Within the records that follow, restate exactly the lines from the line with "Give me the Chart.js source for this chart." down to the line with "515, 505, 498];", including both. Omit the pictures.

---- Supplied data

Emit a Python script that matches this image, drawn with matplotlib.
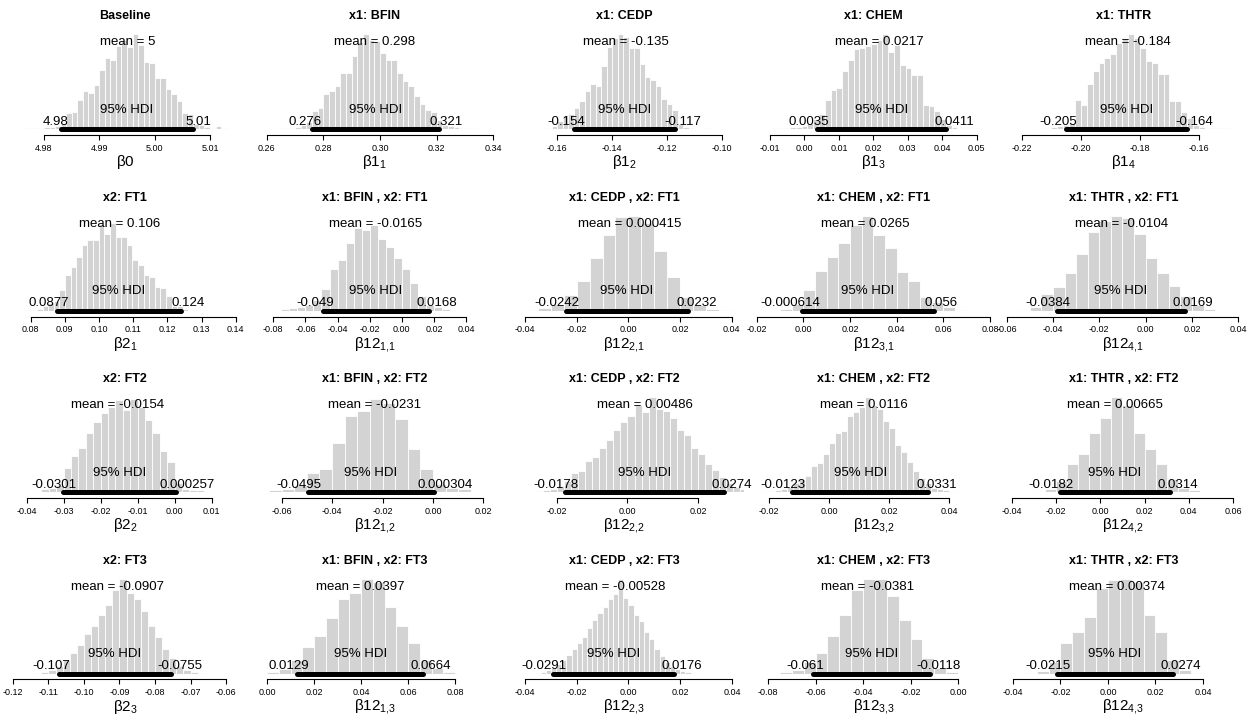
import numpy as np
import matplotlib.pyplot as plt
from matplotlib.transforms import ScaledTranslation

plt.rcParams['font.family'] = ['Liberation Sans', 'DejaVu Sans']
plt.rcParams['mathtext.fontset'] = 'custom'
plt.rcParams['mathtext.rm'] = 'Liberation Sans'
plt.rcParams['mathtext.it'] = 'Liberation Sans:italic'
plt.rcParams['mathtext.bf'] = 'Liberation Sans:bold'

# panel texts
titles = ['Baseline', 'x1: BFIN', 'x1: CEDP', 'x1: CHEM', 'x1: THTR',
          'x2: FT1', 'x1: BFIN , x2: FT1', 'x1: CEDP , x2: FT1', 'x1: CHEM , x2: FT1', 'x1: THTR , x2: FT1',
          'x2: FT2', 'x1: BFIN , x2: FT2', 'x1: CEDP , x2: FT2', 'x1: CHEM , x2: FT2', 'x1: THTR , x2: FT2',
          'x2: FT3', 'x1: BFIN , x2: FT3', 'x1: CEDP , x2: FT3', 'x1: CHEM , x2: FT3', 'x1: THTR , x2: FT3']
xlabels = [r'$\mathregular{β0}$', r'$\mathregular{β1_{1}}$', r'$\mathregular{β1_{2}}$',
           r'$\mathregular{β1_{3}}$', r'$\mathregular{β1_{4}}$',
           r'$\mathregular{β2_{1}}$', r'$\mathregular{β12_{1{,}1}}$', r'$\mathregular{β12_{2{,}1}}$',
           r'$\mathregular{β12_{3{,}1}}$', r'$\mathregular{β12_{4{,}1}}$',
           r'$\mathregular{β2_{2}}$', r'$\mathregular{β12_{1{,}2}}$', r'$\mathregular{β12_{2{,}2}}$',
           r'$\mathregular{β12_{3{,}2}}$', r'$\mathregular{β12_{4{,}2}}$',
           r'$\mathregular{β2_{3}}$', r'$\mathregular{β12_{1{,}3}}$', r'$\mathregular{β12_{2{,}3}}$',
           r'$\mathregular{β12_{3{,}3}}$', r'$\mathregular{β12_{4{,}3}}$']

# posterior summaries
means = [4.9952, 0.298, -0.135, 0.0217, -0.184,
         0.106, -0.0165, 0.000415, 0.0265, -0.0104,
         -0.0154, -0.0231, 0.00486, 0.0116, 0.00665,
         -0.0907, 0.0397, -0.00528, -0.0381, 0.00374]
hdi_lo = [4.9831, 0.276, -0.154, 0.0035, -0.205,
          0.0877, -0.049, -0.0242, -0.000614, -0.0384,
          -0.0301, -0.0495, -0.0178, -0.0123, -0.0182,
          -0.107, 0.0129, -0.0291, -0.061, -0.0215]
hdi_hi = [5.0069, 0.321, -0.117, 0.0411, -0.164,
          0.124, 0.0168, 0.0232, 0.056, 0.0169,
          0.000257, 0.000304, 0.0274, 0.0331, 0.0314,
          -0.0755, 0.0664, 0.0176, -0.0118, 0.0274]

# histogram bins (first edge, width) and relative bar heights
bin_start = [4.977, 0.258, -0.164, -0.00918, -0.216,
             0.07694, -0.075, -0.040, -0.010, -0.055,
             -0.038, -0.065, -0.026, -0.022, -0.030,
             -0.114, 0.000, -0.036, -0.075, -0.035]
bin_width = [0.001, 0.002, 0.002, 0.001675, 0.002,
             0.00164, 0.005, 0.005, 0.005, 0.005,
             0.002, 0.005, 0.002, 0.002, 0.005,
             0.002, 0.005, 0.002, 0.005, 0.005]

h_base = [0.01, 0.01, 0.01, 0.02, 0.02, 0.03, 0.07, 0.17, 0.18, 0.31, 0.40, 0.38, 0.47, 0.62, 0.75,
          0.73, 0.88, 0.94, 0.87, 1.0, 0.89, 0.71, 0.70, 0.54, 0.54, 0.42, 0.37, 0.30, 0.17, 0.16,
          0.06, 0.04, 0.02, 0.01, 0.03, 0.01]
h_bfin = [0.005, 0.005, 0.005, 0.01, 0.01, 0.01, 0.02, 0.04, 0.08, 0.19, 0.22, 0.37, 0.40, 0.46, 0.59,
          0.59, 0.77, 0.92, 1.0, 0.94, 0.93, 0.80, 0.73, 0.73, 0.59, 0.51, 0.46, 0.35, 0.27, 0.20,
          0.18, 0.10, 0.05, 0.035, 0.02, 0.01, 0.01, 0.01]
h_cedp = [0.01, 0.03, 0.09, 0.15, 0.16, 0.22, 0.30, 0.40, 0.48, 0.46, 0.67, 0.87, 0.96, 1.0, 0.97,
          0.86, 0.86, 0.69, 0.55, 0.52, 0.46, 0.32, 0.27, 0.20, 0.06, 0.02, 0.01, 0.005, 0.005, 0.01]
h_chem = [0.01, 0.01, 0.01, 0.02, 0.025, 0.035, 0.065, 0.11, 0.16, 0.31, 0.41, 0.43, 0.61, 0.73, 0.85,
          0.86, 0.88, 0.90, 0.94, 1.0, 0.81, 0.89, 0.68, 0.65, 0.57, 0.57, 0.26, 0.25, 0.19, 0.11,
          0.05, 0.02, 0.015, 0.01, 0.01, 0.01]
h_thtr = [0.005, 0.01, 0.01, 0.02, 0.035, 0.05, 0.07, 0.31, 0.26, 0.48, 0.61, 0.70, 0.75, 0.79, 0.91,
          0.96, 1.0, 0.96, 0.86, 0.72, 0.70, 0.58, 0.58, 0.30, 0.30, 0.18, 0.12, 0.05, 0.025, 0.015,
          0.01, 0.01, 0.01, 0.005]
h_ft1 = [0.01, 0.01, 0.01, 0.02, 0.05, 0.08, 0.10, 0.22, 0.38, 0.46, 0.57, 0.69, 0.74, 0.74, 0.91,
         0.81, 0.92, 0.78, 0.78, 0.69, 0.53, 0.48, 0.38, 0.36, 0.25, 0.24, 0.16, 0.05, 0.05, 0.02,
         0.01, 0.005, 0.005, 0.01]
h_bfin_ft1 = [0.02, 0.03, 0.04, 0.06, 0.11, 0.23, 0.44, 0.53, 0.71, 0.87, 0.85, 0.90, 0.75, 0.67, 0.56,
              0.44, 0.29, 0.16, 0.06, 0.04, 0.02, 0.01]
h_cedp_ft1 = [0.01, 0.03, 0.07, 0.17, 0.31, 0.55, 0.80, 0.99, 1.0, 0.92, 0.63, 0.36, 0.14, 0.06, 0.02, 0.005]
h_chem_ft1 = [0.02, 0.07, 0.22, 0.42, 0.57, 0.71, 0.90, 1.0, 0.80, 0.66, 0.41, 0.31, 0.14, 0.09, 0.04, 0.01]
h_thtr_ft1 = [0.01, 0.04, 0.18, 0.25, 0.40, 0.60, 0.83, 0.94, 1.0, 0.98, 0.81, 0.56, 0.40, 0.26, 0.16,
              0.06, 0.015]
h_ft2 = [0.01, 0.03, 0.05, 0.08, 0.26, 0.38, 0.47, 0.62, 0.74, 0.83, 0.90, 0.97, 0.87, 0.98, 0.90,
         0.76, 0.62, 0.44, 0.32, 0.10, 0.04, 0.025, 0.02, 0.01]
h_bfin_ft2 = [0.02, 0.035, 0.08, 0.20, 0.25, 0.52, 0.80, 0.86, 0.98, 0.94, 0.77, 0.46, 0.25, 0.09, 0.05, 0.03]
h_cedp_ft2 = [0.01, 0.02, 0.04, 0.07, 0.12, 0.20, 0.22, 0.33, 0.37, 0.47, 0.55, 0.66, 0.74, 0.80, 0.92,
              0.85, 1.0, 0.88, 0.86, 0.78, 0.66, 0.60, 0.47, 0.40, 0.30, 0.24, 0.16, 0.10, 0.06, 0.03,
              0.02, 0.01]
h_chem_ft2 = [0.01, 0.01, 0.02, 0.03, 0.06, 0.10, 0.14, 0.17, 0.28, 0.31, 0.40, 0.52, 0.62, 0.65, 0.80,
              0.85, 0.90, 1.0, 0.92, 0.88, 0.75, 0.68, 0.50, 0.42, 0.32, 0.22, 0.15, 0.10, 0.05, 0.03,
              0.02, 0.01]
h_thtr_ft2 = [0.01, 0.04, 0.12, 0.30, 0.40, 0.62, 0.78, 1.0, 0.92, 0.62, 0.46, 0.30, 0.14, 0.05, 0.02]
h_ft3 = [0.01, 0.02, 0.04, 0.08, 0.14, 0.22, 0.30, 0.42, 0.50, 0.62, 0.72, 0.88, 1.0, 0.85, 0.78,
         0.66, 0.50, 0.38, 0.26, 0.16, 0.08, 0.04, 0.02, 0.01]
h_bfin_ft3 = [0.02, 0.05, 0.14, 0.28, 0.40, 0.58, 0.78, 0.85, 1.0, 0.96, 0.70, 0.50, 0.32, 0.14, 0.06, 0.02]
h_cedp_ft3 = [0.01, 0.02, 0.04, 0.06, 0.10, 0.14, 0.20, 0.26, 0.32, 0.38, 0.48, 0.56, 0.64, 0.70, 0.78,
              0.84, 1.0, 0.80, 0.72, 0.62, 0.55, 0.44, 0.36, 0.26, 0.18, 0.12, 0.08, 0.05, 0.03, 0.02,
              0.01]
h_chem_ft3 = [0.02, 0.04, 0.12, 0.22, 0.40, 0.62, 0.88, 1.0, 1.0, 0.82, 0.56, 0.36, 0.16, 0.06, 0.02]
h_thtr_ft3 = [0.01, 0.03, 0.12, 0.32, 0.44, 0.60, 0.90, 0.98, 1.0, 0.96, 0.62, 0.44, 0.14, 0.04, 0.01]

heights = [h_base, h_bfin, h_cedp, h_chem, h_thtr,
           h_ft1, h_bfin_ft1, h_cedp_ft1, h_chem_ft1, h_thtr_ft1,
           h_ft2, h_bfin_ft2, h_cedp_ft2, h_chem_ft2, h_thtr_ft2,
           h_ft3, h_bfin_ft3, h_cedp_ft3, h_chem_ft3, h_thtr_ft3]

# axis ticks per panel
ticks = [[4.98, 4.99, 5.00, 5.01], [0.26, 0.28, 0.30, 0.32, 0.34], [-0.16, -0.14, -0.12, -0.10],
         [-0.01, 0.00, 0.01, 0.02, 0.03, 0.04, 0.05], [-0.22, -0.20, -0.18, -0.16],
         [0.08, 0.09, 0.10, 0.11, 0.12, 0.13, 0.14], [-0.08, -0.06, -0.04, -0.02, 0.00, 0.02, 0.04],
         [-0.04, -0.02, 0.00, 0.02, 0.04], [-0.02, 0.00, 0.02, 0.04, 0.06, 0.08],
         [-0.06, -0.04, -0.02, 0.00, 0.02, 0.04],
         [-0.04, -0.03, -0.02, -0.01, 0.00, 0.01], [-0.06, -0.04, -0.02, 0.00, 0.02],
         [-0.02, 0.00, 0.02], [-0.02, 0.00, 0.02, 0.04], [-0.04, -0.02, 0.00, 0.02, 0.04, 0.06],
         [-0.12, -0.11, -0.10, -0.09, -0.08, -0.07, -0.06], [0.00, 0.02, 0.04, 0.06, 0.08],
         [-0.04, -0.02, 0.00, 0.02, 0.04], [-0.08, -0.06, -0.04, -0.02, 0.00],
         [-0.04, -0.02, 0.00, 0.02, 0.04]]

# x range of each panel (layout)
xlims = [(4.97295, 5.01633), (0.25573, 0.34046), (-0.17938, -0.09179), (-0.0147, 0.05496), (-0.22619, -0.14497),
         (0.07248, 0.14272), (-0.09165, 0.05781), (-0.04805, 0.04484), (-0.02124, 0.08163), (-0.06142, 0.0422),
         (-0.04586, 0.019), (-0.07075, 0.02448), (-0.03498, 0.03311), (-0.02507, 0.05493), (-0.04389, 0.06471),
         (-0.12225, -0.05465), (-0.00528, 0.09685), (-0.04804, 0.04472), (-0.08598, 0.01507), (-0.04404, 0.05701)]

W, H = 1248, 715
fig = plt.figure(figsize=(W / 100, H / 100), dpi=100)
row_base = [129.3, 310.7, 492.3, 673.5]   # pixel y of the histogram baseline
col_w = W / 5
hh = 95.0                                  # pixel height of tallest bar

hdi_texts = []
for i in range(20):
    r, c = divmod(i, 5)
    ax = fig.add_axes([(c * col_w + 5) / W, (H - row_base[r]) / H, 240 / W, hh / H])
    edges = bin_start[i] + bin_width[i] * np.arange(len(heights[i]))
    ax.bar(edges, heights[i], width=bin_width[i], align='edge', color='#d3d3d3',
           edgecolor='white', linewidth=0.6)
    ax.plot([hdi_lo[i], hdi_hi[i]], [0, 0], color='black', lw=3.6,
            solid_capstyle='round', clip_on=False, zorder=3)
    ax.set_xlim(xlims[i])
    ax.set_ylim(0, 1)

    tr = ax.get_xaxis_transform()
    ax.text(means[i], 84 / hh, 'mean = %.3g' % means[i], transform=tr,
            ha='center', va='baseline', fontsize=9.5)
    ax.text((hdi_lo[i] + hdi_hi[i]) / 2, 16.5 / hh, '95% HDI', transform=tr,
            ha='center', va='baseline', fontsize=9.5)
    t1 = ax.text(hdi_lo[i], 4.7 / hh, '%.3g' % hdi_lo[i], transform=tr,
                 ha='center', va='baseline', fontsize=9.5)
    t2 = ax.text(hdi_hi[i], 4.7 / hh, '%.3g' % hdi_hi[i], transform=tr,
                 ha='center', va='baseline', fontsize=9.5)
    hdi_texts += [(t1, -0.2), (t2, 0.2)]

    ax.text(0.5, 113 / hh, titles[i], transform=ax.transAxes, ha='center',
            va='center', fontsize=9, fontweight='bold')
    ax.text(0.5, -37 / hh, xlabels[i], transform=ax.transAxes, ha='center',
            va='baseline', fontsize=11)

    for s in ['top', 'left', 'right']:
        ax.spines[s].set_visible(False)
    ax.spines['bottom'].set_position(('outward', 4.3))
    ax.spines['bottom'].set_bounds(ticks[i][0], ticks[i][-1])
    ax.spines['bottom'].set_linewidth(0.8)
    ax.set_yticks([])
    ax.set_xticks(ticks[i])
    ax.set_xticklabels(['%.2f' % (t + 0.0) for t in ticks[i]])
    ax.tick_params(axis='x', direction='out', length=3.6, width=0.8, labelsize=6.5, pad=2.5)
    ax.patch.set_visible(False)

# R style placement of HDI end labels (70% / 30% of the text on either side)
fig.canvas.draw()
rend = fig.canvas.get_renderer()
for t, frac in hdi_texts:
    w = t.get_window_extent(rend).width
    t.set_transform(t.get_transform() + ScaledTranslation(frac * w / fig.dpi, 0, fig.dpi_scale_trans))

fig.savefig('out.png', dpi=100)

--------
---- Supplied data

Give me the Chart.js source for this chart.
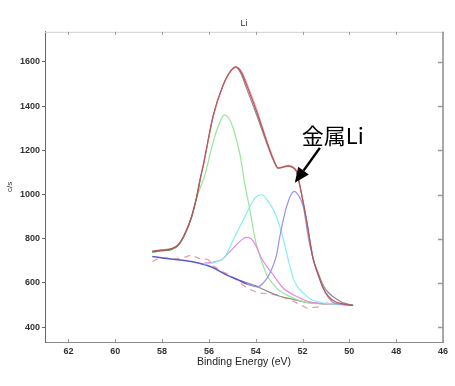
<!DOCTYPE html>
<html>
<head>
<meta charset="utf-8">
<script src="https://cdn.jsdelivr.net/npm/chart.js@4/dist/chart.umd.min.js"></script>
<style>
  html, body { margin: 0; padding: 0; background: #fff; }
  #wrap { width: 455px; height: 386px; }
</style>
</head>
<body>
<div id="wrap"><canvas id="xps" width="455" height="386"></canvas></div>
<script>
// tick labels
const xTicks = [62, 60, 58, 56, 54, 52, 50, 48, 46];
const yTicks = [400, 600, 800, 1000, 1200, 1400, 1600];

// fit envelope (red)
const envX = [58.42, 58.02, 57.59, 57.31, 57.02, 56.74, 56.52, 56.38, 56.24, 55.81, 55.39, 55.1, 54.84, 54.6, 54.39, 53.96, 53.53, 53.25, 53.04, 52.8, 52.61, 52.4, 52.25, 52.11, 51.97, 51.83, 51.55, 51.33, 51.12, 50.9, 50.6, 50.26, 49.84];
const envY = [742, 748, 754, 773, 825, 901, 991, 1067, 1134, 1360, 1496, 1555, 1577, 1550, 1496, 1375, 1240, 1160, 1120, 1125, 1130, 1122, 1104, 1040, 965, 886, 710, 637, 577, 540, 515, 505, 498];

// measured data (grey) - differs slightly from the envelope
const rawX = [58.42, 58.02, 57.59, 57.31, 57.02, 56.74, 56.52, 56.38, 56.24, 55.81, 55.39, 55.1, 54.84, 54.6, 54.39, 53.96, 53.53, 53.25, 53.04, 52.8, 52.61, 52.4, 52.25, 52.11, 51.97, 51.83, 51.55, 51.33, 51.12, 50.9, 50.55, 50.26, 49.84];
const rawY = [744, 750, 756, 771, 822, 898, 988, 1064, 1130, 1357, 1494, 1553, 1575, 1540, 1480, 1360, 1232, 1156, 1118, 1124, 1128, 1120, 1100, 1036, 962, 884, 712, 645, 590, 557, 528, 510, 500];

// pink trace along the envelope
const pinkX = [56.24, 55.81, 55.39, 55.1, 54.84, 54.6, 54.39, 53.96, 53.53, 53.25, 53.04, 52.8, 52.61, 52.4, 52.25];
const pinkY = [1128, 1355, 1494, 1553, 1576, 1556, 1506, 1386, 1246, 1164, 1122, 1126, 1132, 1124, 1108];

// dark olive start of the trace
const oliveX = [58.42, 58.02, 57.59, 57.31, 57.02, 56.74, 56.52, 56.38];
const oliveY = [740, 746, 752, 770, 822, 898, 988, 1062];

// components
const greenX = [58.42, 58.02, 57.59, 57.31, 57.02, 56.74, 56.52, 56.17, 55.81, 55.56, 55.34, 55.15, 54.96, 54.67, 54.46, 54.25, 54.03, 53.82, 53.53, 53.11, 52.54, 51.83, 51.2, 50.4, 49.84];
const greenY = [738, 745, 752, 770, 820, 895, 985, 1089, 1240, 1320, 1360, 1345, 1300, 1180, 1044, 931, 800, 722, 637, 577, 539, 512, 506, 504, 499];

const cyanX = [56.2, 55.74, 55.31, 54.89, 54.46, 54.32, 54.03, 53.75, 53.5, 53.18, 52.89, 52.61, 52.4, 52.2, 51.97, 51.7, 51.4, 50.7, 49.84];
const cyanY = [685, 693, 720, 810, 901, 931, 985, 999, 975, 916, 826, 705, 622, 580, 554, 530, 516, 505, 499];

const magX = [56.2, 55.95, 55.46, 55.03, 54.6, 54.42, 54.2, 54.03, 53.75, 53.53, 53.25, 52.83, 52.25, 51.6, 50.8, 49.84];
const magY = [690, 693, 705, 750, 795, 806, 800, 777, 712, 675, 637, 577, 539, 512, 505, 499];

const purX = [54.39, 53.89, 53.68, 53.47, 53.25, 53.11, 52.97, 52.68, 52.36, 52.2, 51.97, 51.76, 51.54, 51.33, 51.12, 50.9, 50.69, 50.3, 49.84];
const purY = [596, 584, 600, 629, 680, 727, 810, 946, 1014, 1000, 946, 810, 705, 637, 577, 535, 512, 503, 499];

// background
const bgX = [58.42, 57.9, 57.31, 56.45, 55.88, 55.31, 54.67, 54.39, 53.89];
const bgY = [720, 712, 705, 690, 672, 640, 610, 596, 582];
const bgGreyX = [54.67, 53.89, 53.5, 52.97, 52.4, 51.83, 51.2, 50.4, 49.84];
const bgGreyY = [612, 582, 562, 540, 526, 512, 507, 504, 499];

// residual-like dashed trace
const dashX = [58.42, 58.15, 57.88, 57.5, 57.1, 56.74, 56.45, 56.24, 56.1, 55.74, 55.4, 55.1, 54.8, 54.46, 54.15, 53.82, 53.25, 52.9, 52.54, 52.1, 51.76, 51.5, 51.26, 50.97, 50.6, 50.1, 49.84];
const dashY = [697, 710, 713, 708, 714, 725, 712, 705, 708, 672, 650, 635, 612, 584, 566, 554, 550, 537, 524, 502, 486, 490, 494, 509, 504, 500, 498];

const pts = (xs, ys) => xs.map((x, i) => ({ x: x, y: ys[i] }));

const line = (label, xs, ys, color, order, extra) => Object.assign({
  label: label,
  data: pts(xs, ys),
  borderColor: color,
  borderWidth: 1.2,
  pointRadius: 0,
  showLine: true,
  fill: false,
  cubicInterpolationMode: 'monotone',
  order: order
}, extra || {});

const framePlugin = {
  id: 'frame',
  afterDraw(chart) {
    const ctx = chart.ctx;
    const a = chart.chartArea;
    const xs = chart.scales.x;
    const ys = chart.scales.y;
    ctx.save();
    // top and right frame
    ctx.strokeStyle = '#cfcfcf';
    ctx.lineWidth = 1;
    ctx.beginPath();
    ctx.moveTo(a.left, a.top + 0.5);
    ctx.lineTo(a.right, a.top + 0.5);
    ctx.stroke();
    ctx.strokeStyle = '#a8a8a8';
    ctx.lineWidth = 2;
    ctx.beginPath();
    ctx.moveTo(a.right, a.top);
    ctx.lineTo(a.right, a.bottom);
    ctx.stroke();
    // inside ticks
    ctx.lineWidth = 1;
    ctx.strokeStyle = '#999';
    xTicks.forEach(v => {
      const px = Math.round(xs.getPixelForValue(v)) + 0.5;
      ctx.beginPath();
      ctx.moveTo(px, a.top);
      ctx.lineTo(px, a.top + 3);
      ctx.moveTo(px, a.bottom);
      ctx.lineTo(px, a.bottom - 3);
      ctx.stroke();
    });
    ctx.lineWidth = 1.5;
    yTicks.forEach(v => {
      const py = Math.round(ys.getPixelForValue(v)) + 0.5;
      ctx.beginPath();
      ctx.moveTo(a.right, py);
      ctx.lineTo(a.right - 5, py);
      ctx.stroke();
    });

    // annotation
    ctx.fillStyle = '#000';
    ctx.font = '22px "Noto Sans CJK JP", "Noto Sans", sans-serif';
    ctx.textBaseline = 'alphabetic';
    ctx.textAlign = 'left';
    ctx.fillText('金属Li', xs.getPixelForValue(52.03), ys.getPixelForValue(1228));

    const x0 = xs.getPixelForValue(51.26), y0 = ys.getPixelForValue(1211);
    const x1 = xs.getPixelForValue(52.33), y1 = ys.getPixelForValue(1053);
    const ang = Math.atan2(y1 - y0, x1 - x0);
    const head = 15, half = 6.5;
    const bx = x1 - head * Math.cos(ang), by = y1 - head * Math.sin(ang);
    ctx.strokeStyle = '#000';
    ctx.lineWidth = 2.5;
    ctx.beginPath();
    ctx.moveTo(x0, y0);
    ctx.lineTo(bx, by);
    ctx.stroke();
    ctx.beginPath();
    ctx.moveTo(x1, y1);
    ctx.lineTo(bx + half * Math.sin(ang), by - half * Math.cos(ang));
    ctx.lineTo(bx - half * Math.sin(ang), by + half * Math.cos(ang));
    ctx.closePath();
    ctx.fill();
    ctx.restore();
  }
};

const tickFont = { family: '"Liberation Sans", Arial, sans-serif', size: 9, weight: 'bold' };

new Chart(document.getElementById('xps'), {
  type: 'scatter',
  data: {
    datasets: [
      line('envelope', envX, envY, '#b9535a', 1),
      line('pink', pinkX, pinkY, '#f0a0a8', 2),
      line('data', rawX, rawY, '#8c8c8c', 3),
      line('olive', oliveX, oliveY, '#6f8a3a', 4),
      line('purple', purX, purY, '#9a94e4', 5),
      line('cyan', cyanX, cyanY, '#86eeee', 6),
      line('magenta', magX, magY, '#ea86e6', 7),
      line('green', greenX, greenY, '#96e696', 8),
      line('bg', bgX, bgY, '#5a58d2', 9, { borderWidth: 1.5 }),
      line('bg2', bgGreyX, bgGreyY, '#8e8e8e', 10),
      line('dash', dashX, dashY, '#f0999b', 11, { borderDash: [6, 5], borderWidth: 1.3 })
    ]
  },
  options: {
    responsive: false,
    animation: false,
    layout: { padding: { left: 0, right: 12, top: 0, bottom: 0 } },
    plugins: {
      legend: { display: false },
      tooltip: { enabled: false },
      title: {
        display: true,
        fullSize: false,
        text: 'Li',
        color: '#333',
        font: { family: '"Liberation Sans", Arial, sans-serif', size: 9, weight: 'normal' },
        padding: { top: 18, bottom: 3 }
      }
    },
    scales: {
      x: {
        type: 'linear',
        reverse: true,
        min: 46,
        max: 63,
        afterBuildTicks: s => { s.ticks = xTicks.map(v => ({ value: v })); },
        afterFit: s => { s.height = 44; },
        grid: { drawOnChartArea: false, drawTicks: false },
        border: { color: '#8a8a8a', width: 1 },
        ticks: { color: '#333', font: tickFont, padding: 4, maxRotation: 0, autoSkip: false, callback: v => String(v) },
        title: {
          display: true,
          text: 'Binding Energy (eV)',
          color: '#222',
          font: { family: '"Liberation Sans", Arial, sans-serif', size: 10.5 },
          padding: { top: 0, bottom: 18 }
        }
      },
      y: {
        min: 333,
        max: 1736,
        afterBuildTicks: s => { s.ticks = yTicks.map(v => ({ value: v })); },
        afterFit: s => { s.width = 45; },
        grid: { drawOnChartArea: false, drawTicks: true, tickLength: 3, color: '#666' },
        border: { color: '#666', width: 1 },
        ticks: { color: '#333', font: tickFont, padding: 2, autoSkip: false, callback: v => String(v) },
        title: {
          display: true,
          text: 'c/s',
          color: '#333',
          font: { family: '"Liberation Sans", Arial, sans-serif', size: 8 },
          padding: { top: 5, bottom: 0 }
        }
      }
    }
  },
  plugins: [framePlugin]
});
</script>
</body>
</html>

--------

▶ _Solution for this problem_:
Give me the Chart.js source for this chart.
<!DOCTYPE html>
<html>
<head>
<meta charset="utf-8">
<script src="https://cdn.jsdelivr.net/npm/chart.js@4/dist/chart.umd.min.js"></script>
<style>
  html, body { margin: 0; padding: 0; background: #fff; }
  #wrap { width: 455px; height: 386px; }
</style>
</head>
<body>
<div id="wrap"><canvas id="xps" width="455" height="386"></canvas></div>
<script>
// tick labels
const xTicks = [62, 60, 58, 56, 54, 52, 50, 48, 46];
const yTicks = [400, 600, 800, 1000, 1200, 1400, 1600];

// fit envelope (red)
const envX = [58.42, 58.02, 57.59, 57.31, 57.02, 56.74, 56.52, 56.38, 56.24, 55.81, 55.39, 55.1, 54.84, 54.6, 54.39, 53.96, 53.53, 53.25, 53.04, 52.8, 52.61, 52.4, 52.25, 52.11, 51.97, 51.83, 51.55, 51.33, 51.12, 50.9, 50.6, 50.26, 49.84];
const envY = [742, 748, 754, 773, 825, 901, 991, 1067, 1134, 1360, 1496, 1555, 1577, 1550, 1496, 1375, 1240, 1160, 1120, 1125, 1130, 1122, 1104, 1040, 965, 886, 710, 637, 577, 540, 515, 505, 498];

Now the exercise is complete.